Figure scripts:
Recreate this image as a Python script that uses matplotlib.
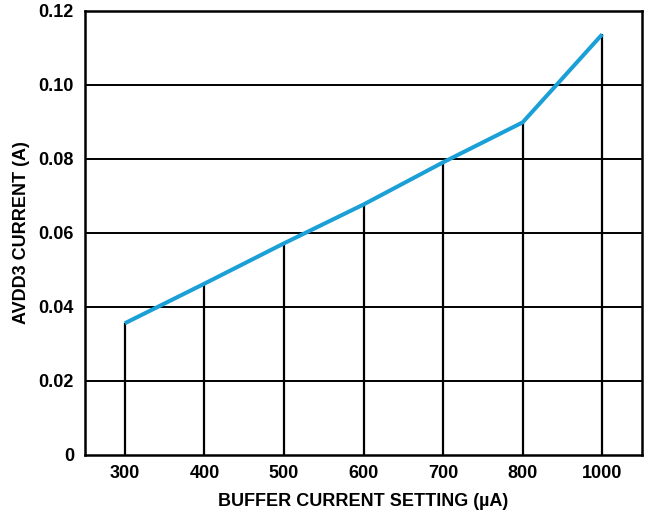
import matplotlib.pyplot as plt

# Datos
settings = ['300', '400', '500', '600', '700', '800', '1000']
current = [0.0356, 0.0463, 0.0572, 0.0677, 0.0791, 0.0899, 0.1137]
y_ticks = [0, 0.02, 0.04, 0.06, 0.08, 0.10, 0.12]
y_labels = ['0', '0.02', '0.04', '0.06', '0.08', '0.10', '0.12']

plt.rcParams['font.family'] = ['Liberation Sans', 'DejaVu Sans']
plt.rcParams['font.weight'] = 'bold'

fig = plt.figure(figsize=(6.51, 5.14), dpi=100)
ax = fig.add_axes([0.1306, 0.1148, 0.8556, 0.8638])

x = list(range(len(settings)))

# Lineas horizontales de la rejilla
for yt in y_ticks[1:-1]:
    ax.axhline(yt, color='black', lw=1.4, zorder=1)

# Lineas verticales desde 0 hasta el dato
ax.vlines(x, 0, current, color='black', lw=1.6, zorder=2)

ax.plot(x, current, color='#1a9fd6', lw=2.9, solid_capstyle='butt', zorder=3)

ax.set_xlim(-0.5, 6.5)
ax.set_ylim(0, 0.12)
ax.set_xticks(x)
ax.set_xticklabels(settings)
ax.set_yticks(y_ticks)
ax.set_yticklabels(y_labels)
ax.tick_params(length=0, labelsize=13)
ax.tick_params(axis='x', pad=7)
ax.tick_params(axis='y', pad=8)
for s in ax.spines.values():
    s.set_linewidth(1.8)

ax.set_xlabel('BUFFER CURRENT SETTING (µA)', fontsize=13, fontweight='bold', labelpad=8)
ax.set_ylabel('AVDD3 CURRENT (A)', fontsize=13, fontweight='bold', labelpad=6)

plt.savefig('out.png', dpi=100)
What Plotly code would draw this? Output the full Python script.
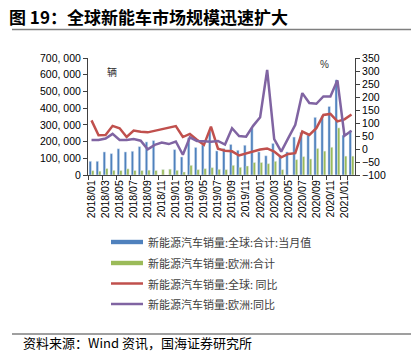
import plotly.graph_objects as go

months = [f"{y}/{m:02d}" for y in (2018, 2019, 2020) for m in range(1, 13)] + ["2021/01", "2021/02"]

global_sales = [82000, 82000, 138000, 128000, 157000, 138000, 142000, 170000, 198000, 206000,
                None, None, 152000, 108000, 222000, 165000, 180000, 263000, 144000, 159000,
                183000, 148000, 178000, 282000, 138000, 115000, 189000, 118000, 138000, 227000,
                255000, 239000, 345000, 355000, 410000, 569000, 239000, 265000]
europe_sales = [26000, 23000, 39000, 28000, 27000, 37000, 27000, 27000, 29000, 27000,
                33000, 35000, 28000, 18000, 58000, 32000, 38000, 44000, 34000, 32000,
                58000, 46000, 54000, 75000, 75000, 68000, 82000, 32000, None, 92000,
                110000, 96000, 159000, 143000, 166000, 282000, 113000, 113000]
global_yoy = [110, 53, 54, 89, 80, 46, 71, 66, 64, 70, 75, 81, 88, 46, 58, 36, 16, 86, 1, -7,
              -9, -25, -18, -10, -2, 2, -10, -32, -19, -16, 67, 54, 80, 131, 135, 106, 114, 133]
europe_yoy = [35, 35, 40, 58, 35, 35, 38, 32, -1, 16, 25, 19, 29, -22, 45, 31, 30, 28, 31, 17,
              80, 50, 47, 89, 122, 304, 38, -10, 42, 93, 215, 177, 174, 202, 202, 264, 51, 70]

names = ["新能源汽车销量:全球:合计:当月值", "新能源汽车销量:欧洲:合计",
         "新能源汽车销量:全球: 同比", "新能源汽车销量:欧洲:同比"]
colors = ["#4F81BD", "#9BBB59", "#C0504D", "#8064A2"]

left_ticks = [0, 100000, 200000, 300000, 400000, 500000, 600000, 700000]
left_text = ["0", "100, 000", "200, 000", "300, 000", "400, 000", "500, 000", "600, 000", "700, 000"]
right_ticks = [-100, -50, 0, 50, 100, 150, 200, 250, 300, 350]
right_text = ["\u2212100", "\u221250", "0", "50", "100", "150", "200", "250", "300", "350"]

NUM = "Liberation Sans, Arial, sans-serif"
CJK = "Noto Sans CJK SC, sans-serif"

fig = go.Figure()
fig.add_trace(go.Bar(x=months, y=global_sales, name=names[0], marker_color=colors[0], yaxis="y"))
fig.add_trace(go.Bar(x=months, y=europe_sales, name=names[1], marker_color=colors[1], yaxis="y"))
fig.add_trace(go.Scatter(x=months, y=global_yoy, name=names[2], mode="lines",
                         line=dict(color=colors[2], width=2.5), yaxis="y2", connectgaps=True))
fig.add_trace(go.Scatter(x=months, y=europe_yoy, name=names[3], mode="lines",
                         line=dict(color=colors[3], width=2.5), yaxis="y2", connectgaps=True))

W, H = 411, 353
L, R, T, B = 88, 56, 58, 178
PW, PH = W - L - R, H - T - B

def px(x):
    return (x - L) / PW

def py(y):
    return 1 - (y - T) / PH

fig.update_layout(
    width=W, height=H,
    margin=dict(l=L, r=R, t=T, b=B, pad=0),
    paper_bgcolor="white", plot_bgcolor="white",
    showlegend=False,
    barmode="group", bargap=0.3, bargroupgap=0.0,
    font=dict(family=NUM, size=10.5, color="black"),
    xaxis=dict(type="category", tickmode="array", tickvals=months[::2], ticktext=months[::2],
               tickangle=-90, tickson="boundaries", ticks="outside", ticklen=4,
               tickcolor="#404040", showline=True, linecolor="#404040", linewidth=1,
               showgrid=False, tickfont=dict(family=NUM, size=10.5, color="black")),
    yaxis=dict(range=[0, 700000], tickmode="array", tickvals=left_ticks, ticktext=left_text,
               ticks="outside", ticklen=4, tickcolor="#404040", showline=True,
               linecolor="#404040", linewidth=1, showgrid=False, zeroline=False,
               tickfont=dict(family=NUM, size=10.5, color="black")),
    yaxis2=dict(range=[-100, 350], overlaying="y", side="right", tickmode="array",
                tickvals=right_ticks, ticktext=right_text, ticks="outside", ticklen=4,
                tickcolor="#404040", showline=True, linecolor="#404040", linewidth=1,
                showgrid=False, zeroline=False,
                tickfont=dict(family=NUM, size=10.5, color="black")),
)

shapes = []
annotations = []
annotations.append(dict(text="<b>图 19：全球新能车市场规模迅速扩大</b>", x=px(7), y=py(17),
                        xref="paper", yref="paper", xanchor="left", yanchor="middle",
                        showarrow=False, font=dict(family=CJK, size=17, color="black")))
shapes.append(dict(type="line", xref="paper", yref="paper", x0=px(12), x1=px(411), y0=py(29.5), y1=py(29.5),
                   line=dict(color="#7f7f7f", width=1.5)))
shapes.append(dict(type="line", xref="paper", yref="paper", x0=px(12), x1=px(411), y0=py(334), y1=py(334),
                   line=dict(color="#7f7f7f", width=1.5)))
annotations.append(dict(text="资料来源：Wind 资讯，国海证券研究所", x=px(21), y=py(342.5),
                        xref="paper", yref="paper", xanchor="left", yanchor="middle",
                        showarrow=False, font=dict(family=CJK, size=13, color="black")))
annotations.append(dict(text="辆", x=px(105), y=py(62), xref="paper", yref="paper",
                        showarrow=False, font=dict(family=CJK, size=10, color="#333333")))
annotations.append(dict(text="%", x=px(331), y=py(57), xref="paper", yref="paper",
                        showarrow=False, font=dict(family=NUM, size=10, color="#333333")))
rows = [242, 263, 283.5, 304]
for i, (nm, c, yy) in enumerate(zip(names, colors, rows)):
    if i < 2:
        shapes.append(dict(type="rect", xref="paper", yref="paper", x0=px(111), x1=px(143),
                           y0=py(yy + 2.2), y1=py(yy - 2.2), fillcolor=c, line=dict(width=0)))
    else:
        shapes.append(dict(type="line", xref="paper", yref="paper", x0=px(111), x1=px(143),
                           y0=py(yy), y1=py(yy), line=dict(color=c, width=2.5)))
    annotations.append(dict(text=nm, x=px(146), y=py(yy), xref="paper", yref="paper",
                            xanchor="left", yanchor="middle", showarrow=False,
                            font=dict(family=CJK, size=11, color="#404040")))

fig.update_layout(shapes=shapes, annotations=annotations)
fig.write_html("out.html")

* * *

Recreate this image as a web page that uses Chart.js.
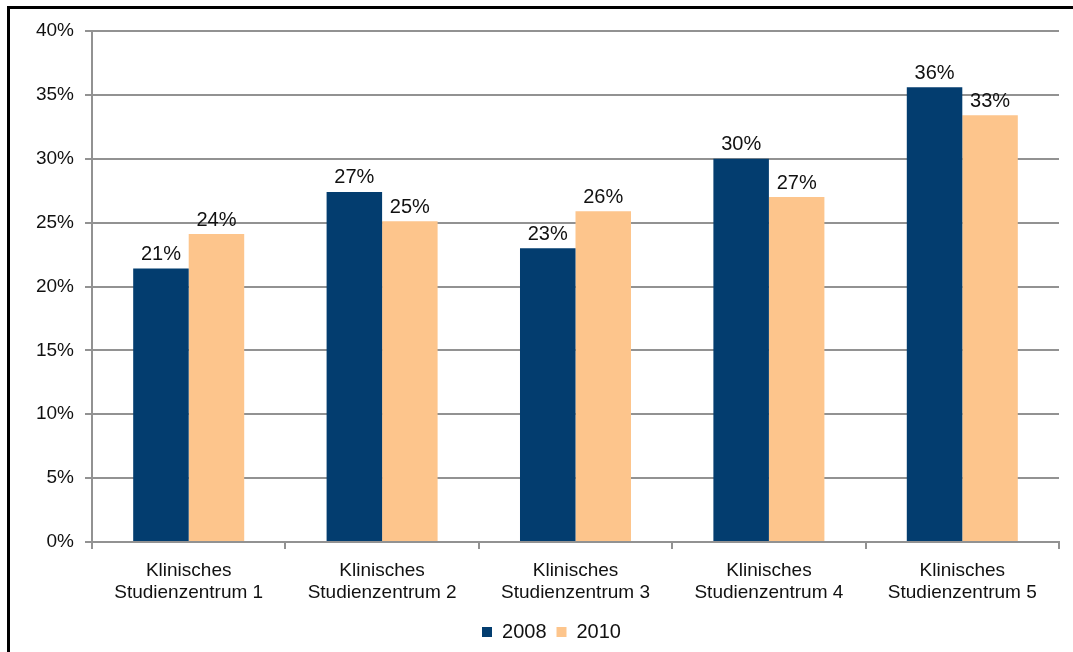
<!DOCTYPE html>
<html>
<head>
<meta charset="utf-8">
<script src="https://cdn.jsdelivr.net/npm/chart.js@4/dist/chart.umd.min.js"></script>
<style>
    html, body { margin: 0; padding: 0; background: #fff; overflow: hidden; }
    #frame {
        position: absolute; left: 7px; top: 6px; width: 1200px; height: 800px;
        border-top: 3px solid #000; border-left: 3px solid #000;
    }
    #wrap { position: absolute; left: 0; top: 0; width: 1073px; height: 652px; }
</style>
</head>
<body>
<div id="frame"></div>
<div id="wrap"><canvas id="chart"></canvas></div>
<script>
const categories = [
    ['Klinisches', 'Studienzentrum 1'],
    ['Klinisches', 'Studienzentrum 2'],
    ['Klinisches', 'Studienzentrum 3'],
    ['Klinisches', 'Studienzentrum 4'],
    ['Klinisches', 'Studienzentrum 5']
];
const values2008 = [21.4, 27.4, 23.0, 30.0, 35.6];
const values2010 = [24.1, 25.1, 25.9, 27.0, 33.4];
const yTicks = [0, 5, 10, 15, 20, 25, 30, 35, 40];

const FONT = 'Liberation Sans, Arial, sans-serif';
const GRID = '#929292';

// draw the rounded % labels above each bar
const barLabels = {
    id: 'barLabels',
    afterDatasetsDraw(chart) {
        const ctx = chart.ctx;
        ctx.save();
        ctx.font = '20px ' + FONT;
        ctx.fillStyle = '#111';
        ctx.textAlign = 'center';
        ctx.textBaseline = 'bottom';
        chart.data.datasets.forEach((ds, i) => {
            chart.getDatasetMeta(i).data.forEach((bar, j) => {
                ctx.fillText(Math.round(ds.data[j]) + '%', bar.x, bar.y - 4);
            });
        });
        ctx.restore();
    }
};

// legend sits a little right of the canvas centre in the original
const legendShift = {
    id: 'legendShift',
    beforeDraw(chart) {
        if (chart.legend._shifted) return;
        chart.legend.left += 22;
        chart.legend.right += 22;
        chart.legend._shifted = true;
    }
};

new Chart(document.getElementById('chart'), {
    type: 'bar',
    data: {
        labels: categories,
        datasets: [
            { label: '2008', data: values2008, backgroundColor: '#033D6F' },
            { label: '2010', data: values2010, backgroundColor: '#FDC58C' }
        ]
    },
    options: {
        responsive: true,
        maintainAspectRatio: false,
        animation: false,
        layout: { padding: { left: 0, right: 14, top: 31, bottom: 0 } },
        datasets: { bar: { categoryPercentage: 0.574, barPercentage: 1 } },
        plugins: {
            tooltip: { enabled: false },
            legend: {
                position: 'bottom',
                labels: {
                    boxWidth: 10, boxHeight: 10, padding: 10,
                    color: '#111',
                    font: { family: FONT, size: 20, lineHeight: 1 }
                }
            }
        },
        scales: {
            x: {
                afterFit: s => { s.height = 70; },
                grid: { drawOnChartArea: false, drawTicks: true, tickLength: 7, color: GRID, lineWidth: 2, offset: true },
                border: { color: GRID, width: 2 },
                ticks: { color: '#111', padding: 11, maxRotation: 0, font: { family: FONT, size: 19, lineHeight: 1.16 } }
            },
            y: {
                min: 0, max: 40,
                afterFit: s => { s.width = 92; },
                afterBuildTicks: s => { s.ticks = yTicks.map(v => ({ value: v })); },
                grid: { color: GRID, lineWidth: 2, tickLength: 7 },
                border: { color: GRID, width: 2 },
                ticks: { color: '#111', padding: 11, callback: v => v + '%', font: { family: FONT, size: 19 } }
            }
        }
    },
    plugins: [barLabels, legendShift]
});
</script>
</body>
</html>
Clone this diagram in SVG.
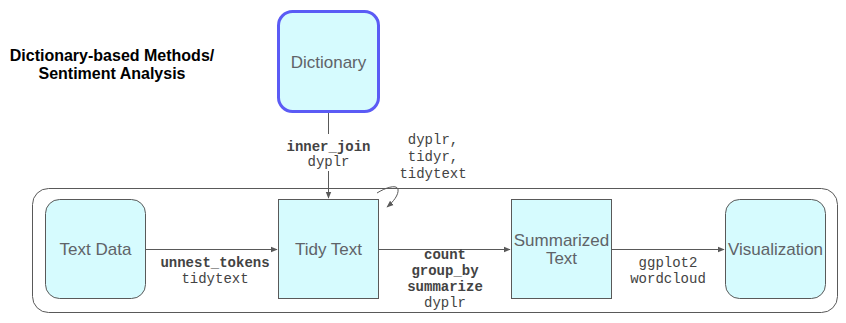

REQUIREMENT =>
Scan the material above for the string "this" and return the lines that hold it.

EXERCISE RESULT =>
Recreate this image as a Python script that uses matplotlib.
What Plotly code would draw this? Output the full Python script.
Recreate this image as a web page that uses Chart.js.
Clone this diagram in SVG.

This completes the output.